◆ **To do**
Type out the data exactly as given. Skip any image.

◆ **Available data**
◇ ◇ ◇

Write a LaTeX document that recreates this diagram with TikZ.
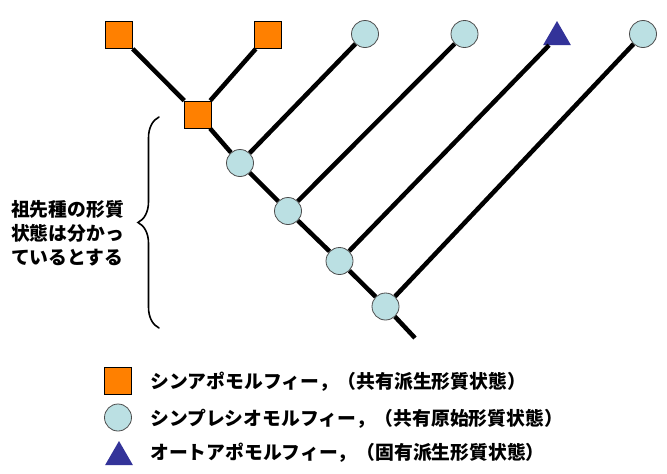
\documentclass[tikz,border=0pt]{standalone}
\usepackage{fontspec}
\setmainfont{Noto Sans CJK JP}
\usetikzlibrary{positioning,shapes.geometric,decorations.pathreplacing}
\definecolor{apoorange}{HTML}{FF8000}
\definecolor{plesiocyan}{HTML}{BBE0E3}
\definecolor{autoblue}{HTML}{333399}
\begin{document}
\begin{tikzpicture}[x=1pt,y=-1pt,
  apo/.style={rectangle,draw=black,fill=apoorange,minimum size=27pt,inner sep=0pt,line width=0.8pt},
  plesio/.style={circle,draw=black!70,fill=plesiocyan,minimum size=27pt,inner sep=0pt,line width=0.8pt},
  auto/.style={regular polygon,regular polygon sides=3,fill=autoblue,minimum size=32pt,inner sep=0pt},
  branch/.style={line width=4.5pt},
  label/.style={font=\fontsize{18.8}{24}\selectfont\bfseries,inner sep=0pt}]
\useasboundingbox (0,0) rectangle (667,474);
% \draw[help lines] (0,0) grid (667,474);
\node (t1) [apo] at (119,35) {};
\node (t2) [apo] at (268,35) {};
\node (t3) [plesio] at (365,34) {};
\node (t4) [plesio] at (464.5,34) {};
\node (t5) [auto] at (557,37) {};
\node (t6) [plesio] at (643,34) {};
%
\node (n1) [apo] at (198,114.5) {};
\node (n2) [plesio] at (240,163) {};
\node (n3) [plesio] at (288,211) {};
\node (n4) [plesio] at (339.5,261) {};
\node (n5) [plesio] at (385.5,306.5) {};
\coordinate (root) at (415,338);
%
\path[branch](t1) edge (n1);
\path[branch](t2) edge (n1);
\path[branch](n1) edge (n2);
\path[branch](t3) edge (n2);
\path[branch](n2) edge (n3);
\path[branch](t4) edge (n3);
\path[branch](n3) edge (n4);
\path[branch](t5) edge (n4);
\path[branch](n4) edge (n5);
\path[branch](t6) edge (n5);
\path[branch](n5) edge (root);
%
\coordinate (bracetop) at (159,117);
\coordinate (bracebot) at (159,328);
\draw[line width=1.6pt,line cap=round,decorate,decoration={brace,amplitude=21pt,aspect=0.5}] (bracebot) -- (bracetop);
\node (anc) [label,align=left,anchor=west] at (11,233) {祖先種の形質\\状態は分かっ\\ているとする};
%
\node (k1) [apo] at (118,381) {};
\node (k2) [plesio] at (118,417.5) {};
\node (k3) [auto] at (119,457) {};
\node (l1) [label,anchor=west] at (150,382) {シンアポモルフィー，（共有派生形質状態）};
\node (l2) [label,anchor=west] at (150,419) {シンプレシオモルフィー，（共有原始形質状態）};
\node (l3) [label,anchor=west] at (150,453) {オートアポモルフィー，（固有派生形質状態）};
%
\end{tikzpicture}
\end{document}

◇ ◇ ◇

◆ **Solution**
Write a LaTeX document that recreates this diagram with TikZ.
\documentclass[tikz,border=0pt]{standalone}
\usepackage{fontspec}
\setmainfont{Noto Sans CJK JP}
\usetikzlibrary{positioning,shapes.geometric,decorations.pathreplacing}
\definecolor{apoorange}{HTML}{FF8000}
\definecolor{plesiocyan}{HTML}{BBE0E3}
\definecolor{autoblue}{HTML}{333399}
\begin{document}
\begin{tikzpicture}[x=1pt,y=-1pt,
  apo/.style={rectangle,draw=black,fill=apoorange,minimum size=27pt,inner sep=0pt,line width=0.8pt},
  plesio/.style={circle,draw=black!70,fill=plesiocyan,minimum size=27pt,inner sep=0pt,line width=0.8pt},
  auto/.style={regular polygon,regular polygon sides=3,fill=autoblue,minimum size=32pt,inner sep=0pt},
  branch/.style={line width=4.5pt},
  label/.style={font=\fontsize{18.8}{24}\selectfont\bfseries,inner sep=0pt}]
\useasboundingbox (0,0) rectangle (667,474);
% \draw[help lines] (0,0) grid (667,474);
\node (t1) [apo] at (119,35) {};
\node (t2) [apo] at (268,35) {};
\node (t3) [plesio] at (365,34) {};
\node (t4) [plesio] at (464.5,34) {};
\node (t5) [auto] at (557,37) {};
\node (t6) [plesio] at (643,34) {};
%
\node (n1) [apo] at (198,114.5) {};
\node (n2) [plesio] at (240,163) {};
\node (n3) [plesio] at (288,211) {};
\node (n4) [plesio] at (339.5,261) {};
\node (n5) [plesio] at (385.5,306.5) {};
\coordinate (root) at (415,338);
%
\path[branch](t1) edge (n1);
\path[branch](t2) edge (n1);
\path[branch](n1) edge (n2);
\path[branch](t3) edge (n2);
\path[branch](n2) edge (n3);
\path[branch](t4) edge (n3);
\path[branch](n3) edge (n4);
\path[branch](t5) edge (n4);
\path[branch](n4) edge (n5);
\path[branch](t6) edge (n5);
\path[branch](n5) edge (root);
%
\coordinate (bracetop) at (159,117);
\coordinate (bracebot) at (159,328);
\draw[line width=1.6pt,line cap=round,decorate,decoration={brace,amplitude=21pt,aspect=0.5}] (bracebot) -- (bracetop);
\node (anc) [label,align=left,anchor=west] at (11,233) {祖先種の形質\\状態は分かっ\\ているとする};
%
\node (k1) [apo] at (118,381) {};
\node (k2) [plesio] at (118,417.5) {};
\node (k3) [auto] at (119,457) {};
\node (l1) [label,anchor=west] at (150,382) {シンアポモルフィー，（共有派生形質状態）};
\node (l2) [label,anchor=west] at (150,419) {シンプレシオモルフィー，（共有原始形質状態）};
\node (l3) [label,anchor=west] at (150,453) {オートアポモルフィー，（固有派生形質状態）};
%
\end{tikzpicture}
\end{document}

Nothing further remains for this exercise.